Exercise:
Each entry must be given again exactly; images do not belong in the copy.

Data entries
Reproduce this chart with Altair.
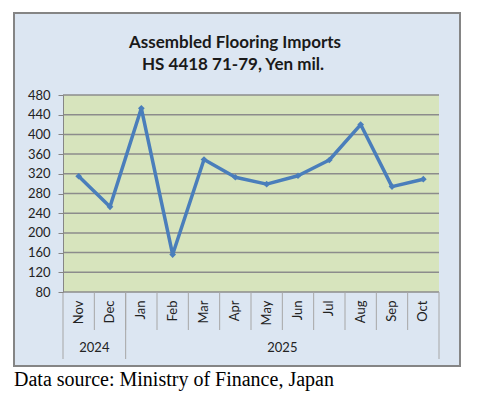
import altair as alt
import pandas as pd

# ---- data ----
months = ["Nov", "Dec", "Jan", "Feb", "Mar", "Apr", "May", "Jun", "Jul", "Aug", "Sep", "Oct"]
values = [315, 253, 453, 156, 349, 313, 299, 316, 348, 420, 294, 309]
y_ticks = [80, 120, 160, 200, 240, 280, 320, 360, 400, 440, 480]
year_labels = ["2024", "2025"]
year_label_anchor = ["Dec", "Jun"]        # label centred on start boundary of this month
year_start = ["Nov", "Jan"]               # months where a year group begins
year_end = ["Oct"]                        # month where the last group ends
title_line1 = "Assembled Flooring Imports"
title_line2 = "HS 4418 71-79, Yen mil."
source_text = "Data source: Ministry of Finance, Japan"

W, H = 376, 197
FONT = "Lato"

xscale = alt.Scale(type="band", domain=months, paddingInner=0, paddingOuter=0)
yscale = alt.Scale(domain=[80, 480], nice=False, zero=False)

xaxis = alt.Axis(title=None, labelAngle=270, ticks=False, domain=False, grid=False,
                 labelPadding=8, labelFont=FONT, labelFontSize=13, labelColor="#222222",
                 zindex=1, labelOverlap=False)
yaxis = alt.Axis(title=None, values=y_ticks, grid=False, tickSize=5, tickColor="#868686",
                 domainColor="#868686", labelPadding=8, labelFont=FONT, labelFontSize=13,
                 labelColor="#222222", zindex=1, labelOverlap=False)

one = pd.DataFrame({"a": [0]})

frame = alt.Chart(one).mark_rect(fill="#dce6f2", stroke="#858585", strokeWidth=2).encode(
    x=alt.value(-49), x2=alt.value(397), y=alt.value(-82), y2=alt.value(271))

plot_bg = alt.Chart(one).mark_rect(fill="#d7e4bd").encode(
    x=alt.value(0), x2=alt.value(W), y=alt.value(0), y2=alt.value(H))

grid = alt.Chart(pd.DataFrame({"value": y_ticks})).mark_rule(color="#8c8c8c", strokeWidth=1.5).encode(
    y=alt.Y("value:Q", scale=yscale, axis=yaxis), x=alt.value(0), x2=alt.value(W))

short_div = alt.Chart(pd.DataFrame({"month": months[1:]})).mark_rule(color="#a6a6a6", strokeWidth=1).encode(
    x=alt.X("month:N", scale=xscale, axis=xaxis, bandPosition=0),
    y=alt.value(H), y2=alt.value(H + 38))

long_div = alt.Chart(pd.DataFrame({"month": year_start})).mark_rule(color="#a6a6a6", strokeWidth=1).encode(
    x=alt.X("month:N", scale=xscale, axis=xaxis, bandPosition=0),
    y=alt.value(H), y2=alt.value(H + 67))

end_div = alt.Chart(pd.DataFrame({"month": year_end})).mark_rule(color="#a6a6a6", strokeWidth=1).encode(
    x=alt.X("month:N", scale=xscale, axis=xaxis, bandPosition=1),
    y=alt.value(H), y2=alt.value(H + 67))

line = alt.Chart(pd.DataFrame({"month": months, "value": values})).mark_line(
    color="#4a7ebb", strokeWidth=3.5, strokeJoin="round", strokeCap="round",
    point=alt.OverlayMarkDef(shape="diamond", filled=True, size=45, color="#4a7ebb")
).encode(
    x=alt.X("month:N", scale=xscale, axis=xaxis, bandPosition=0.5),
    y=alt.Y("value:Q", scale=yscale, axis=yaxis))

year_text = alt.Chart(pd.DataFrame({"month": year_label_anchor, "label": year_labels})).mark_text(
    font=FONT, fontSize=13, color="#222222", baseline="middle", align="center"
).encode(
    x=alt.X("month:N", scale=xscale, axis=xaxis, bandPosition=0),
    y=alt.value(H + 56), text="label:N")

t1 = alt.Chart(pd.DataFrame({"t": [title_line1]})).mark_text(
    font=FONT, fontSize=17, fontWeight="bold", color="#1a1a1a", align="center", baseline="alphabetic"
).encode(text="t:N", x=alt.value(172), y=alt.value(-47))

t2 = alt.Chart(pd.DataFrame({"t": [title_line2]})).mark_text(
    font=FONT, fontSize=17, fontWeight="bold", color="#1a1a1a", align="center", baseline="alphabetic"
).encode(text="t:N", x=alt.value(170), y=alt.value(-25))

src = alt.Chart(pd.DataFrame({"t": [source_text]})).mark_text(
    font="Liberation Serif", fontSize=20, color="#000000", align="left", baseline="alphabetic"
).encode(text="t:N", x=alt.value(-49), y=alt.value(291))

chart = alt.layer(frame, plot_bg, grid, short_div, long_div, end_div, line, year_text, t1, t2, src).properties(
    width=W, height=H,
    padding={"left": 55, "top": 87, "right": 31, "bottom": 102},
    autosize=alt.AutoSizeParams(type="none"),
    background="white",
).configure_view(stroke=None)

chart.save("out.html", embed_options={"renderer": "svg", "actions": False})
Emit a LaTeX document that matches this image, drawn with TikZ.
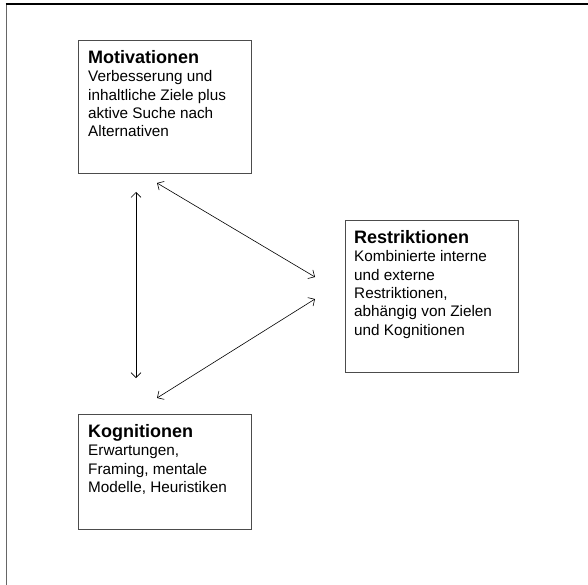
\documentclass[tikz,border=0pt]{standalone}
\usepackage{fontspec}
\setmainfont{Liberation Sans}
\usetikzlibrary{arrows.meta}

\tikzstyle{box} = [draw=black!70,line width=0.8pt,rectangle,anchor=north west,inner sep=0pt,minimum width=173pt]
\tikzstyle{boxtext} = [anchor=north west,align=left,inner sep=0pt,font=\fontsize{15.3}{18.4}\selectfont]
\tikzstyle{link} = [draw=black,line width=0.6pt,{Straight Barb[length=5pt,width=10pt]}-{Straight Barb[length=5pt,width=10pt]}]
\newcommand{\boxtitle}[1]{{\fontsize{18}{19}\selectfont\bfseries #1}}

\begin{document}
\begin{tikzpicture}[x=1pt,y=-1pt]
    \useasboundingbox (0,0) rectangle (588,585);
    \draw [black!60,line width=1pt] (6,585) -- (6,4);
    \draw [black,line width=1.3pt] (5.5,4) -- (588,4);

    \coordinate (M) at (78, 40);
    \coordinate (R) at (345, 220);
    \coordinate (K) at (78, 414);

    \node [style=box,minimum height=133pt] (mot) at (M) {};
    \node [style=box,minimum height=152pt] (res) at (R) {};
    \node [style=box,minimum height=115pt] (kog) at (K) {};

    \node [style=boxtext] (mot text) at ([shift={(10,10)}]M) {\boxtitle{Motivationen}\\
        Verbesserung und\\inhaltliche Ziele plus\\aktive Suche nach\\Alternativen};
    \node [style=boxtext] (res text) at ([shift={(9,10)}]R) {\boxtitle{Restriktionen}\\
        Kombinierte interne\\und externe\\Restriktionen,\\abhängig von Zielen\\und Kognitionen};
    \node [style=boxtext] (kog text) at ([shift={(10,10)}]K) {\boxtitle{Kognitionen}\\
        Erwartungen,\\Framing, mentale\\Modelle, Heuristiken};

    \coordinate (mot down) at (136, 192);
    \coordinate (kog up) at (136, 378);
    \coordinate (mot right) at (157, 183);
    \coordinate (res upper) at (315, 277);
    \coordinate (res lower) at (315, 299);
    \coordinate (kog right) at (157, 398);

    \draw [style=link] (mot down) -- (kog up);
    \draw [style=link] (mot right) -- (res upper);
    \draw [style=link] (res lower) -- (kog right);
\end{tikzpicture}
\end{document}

Solved exercise:
Reproduce this chart with Altair.
import altair as alt
import pandas as pd

# ---- data ----
months = ["Nov", "Dec", "Jan", "Feb", "Mar", "Apr", "May", "Jun", "Jul", "Aug", "Sep", "Oct"]
values = [315, 253, 453, 156, 349, 313, 299, 316, 348, 420, 294, 309]
y_ticks = [80, 120, 160, 200, 240, 280, 320, 360, 400, 440, 480]
year_labels = ["2024", "2025"]
year_label_anchor = ["Dec", "Jun"]        # label centred on start boundary of this month
year_start = ["Nov", "Jan"]               # months where a year group begins
year_end = ["Oct"]                        # month where the last group ends
title_line1 = "Assembled Flooring Imports"
title_line2 = "HS 4418 71-79, Yen mil."
source_text = "Data source: Ministry of Finance, Japan"

W, H = 376, 197
FONT = "Lato"

xscale = alt.Scale(type="band", domain=months, paddingInner=0, paddingOuter=0)
yscale = alt.Scale(domain=[80, 480], nice=False, zero=False)

xaxis = alt.Axis(title=None, labelAngle=270, ticks=False, domain=False, grid=False,
                 labelPadding=8, labelFont=FONT, labelFontSize=13, labelColor="#222222",
                 zindex=1, labelOverlap=False)
yaxis = alt.Axis(title=None, values=y_ticks, grid=False, tickSize=5, tickColor="#868686",
                 domainColor="#868686", labelPadding=8, labelFont=FONT, labelFontSize=13,
                 labelColor="#222222", zindex=1, labelOverlap=False)

one = pd.DataFrame({"a": [0]})

frame = alt.Chart(one).mark_rect(fill="#dce6f2", stroke="#858585", strokeWidth=2).encode(
    x=alt.value(-49), x2=alt.value(397), y=alt.value(-82), y2=alt.value(271))

plot_bg = alt.Chart(one).mark_rect(fill="#d7e4bd").encode(
    x=alt.value(0), x2=alt.value(W), y=alt.value(0), y2=alt.value(H))

grid = alt.Chart(pd.DataFrame({"value": y_ticks})).mark_rule(color="#8c8c8c", strokeWidth=1.5).encode(
    y=alt.Y("value:Q", scale=yscale, axis=yaxis), x=alt.value(0), x2=alt.value(W))

short_div = alt.Chart(pd.DataFrame({"month": months[1:]})).mark_rule(color="#a6a6a6", strokeWidth=1).encode(
    x=alt.X("month:N", scale=xscale, axis=xaxis, bandPosition=0),
    y=alt.value(H), y2=alt.value(H + 38))

long_div = alt.Chart(pd.DataFrame({"month": year_start})).mark_rule(color="#a6a6a6", strokeWidth=1).encode(
    x=alt.X("month:N", scale=xscale, axis=xaxis, bandPosition=0),
    y=alt.value(H), y2=alt.value(H + 67))

end_div = alt.Chart(pd.DataFrame({"month": year_end})).mark_rule(color="#a6a6a6", strokeWidth=1).encode(
    x=alt.X("month:N", scale=xscale, axis=xaxis, bandPosition=1),
    y=alt.value(H), y2=alt.value(H + 67))

line = alt.Chart(pd.DataFrame({"month": months, "value": values})).mark_line(
    color="#4a7ebb", strokeWidth=3.5, strokeJoin="round", strokeCap="round",
    point=alt.OverlayMarkDef(shape="diamond", filled=True, size=45, color="#4a7ebb")
).encode(
    x=alt.X("month:N", scale=xscale, axis=xaxis, bandPosition=0.5),
    y=alt.Y("value:Q", scale=yscale, axis=yaxis))

year_text = alt.Chart(pd.DataFrame({"month": year_label_anchor, "label": year_labels})).mark_text(
    font=FONT, fontSize=13, color="#222222", baseline="middle", align="center"
).encode(
    x=alt.X("month:N", scale=xscale, axis=xaxis, bandPosition=0),
    y=alt.value(H + 56), text="label:N")

t1 = alt.Chart(pd.DataFrame({"t": [title_line1]})).mark_text(
    font=FONT, fontSize=17, fontWeight="bold", color="#1a1a1a", align="center", baseline="alphabetic"
).encode(text="t:N", x=alt.value(172), y=alt.value(-47))

t2 = alt.Chart(pd.DataFrame({"t": [title_line2]})).mark_text(
    font=FONT, fontSize=17, fontWeight="bold", color="#1a1a1a", align="center", baseline="alphabetic"
).encode(text="t:N", x=alt.value(170), y=alt.value(-25))

src = alt.Chart(pd.DataFrame({"t": [source_text]})).mark_text(
    font="Liberation Serif", fontSize=20, color="#000000", align="left", baseline="alphabetic"
).encode(text="t:N", x=alt.value(-49), y=alt.value(291))

chart = alt.layer(frame, plot_bg, grid, short_div, long_div, end_div, line, year_text, t1, t2, src).properties(
    width=W, height=H,
    padding={"left": 55, "top": 87, "right": 31, "bottom": 102},
    autosize=alt.AutoSizeParams(type="none"),
    background="white",
).configure_view(stroke=None)

chart.save("out.html", embed_options={"renderer": "svg", "actions": False})
Emit a LaTeX document that matches this image, drawn with TikZ.
\documentclass[tikz,border=0pt]{standalone}
\usepackage{fontspec}
\setmainfont{Liberation Sans}
\usetikzlibrary{arrows.meta}

\tikzstyle{box} = [draw=black!70,line width=0.8pt,rectangle,anchor=north west,inner sep=0pt,minimum width=173pt]
\tikzstyle{boxtext} = [anchor=north west,align=left,inner sep=0pt,font=\fontsize{15.3}{18.4}\selectfont]
\tikzstyle{link} = [draw=black,line width=0.6pt,{Straight Barb[length=5pt,width=10pt]}-{Straight Barb[length=5pt,width=10pt]}]
\newcommand{\boxtitle}[1]{{\fontsize{18}{19}\selectfont\bfseries #1}}

\begin{document}
\begin{tikzpicture}[x=1pt,y=-1pt]
    \useasboundingbox (0,0) rectangle (588,585);
    \draw [black!60,line width=1pt] (6,585) -- (6,4);
    \draw [black,line width=1.3pt] (5.5,4) -- (588,4);

    \coordinate (M) at (78, 40);
    \coordinate (R) at (345, 220);
    \coordinate (K) at (78, 414);

    \node [style=box,minimum height=133pt] (mot) at (M) {};
    \node [style=box,minimum height=152pt] (res) at (R) {};
    \node [style=box,minimum height=115pt] (kog) at (K) {};

    \node [style=boxtext] (mot text) at ([shift={(10,10)}]M) {\boxtitle{Motivationen}\\
        Verbesserung und\\inhaltliche Ziele plus\\aktive Suche nach\\Alternativen};
    \node [style=boxtext] (res text) at ([shift={(9,10)}]R) {\boxtitle{Restriktionen}\\
        Kombinierte interne\\und externe\\Restriktionen,\\abhängig von Zielen\\und Kognitionen};
    \node [style=boxtext] (kog text) at ([shift={(10,10)}]K) {\boxtitle{Kognitionen}\\
        Erwartungen,\\Framing, mentale\\Modelle, Heuristiken};

    \coordinate (mot down) at (136, 192);
    \coordinate (kog up) at (136, 378);
    \coordinate (mot right) at (157, 183);
    \coordinate (res upper) at (315, 277);
    \coordinate (res lower) at (315, 299);
    \coordinate (kog right) at (157, 398);

    \draw [style=link] (mot down) -- (kog up);
    \draw [style=link] (mot right) -- (res upper);
    \draw [style=link] (res lower) -- (kog right);
\end{tikzpicture}
\end{document}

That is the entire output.